In his speech, Mr Paisley said the circumstances had not been reached where there could be a nomination or designation by his party.
Other parties said that the DUP position needed to be clarified.
Sinn Fein nominated Martin McGuinness as deputy first minister.
Mr Paisley said in the assembly chamber: "There can only be an agreement involving Sinn Fein when there has been delivery by the republican movement, tested and proved over a credible period in terms of support for the PSNI (the police), the courts, the rule of law, a complete end to paramilitary and criminal activity and the removal of terrorist structures.
"Clearly, as Sinn Fein is not yet ready to take the decisive step forward on policing, the DUP is not required to commit to any aspect of power-sharing in advance of such certainty."
However, the two governments later said that it was his intention to accept the nomination after "all the conditions agreed at St Andrews have been met".
Taoiseach Bertie Ahern said Mr Paisley has now provided the clarity that was missing from his statement in the assembly.
Mr Ahern said the statement was welcome and had removed the doubt that had been raised about the DUP's approach to power-sharing.
A group of DUP assembly members also said their party had not taken part in any process to nominate a team to head up a future Stormont administration.
After the abandoned assembly meeting, 12 DUP assembly members signed a statement saying that they not had taken part in a designation process.
It said "nothing that we have said or done" could be taken by the government as such an indication.
The statement was signed by four of the party's nine MPs.
Nigel Dodds, the Rev William McCrea, Gregory Campbell and David Simpson all signed the statement.
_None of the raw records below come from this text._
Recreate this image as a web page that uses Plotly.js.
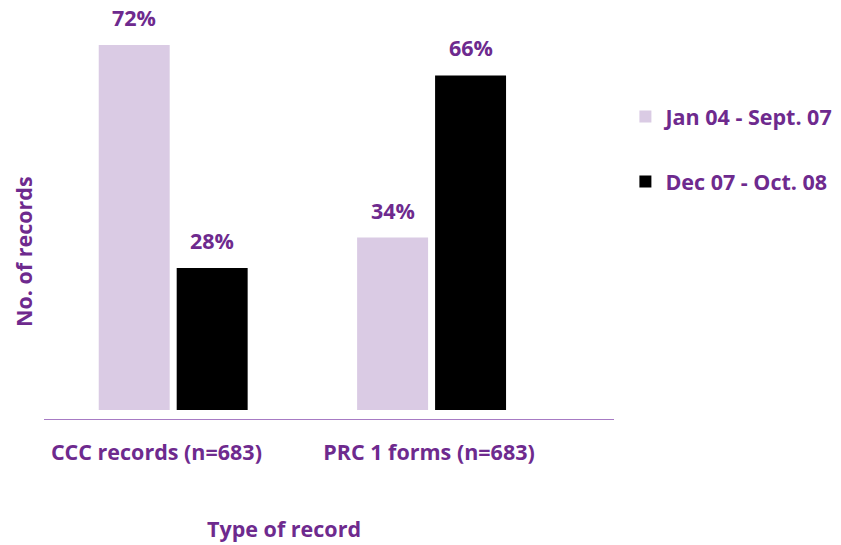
<!DOCTYPE html>
<html><head><meta charset="utf-8">
<script src="https://cdn.plot.ly/plotly-3.0.1.min.js"></script>
<style>body{margin:0;padding:0;background:#fff}#chart{width:841px;height:545px}</style>
</head><body><div id="chart"></div>
<script>
const categories = ["CCC records (n=683)", "PRC 1 forms (n=683)"];
const seriesNames = ["Jan 04 - Sept. 07", "Dec 07 - Oct. 08"];
const period1 = [72, 34];
const period2 = [28, 66];
const xTitle = "Type of record";
const yTitle = "No. of records";

const purple = "#6e2a8e";
const lilac = "#dacbe4";
const FONT = "Open Sans";
const FS = 21.5;
const catPos = categories.map((c, i) => i);

const bargap = 0.3965, bargroupgap = 0.0898;
const slot = (1 - bargap) / 2;

const traces = [
  {type: "bar", name: seriesNames[0], x: catPos, y: period1, marker: {color: lilac}, legendgroup: "a", hoverinfo: "none"},
  {type: "bar", name: seriesNames[1], x: catPos, y: period2, marker: {color: "#000000"}, legendgroup: "b", hoverinfo: "none"}
];

const bold = {family: FONT, size: FS, color: purple, weight: 700};
const annotations = [];
[period1, period2].forEach((vals, s) => {
  vals.forEach((v, i) => {
    annotations.push({x: catPos[i] + (s === 0 ? -slot / 2 : slot / 2), y: v, xref: "x", yref: "y",
      text: v + "%", showarrow: false, yanchor: "bottom", yshift: 11, font: bold});
  });
});
annotations.push({xref: "paper", yref: "paper", x: (284 - 44) / 570, y: -(528 - 419) / 409, text: xTitle, showarrow: false,
  yanchor: "middle", font: bold});
annotations.push({xref: "paper", yref: "paper", x: -(44 - 24) / 570, y: (419 - 252) / 409, text: yTitle, showarrow: false,
  textangle: -90, xanchor: "center", yanchor: "middle", font: bold});

const layout = {
  width: 841, height: 545,
  margin: {l: 44, r: 227, t: 10, b: 126, autoexpand: false},
  paper_bgcolor: "#fff", plot_bgcolor: "#fff",
  barmode: "group", bargap: bargap, bargroupgap: bargroupgap,
  font: {family: FONT, color: purple, size: FS},
  xaxis: {range: [-0.5, 1.706], showgrid: false, zeroline: false, showline: true, linecolor: "#a77bc4", linewidth: 1.2,
    tickvals: [-0.065, 0.99], ticktext: categories, ticks: "", ticklen: 0, ticklabelstandoff: 14,
    tickfont: bold},
  yaxis: {range: [-1.78, 78.9], showgrid: false, zeroline: false, showline: false, showticklabels: false, ticks: ""},
  showlegend: true,
  legend: {x: 1.02, xanchor: "left", y: (419 - 96) / 409, yanchor: "top", tracegroupgap: 34,
    font: bold, bgcolor: "rgba(0,0,0,0)"},
  annotations: annotations
};

Plotly.newPlot("chart", traces, layout, {displayModeBar: false, staticPlot: true});
</script></body></html>
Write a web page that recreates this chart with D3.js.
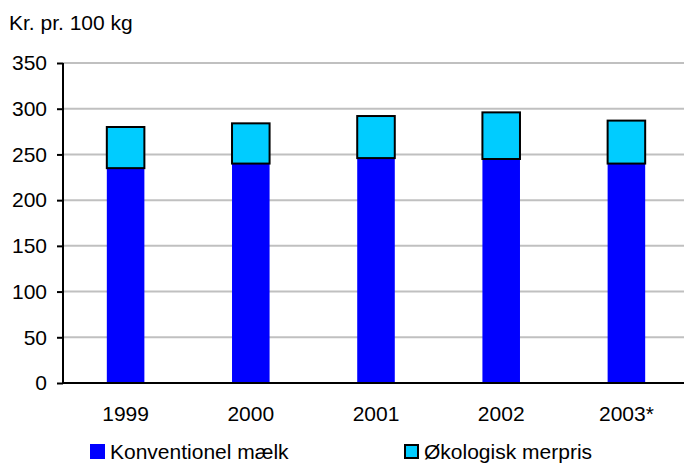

It read: "Given the total lack of movement on behalf of Sinn Fein on the issue of support for the rule of law, the courts and the Police Service of Northern Ireland, nothing that we have said or done today can be taken by the Government as an indication that they can imply shadow, designate or any other status to anyone in relation to the Office of First and Deputy First Minister."
It was also signed by Lord Morrow and his fellow assembly members Diane Dodds, Paul Girvan, Stephen Moutray, Nelson McCausland, Mervyn Storey, Tom Buchanan and assembly deputy speaker Jim Wells.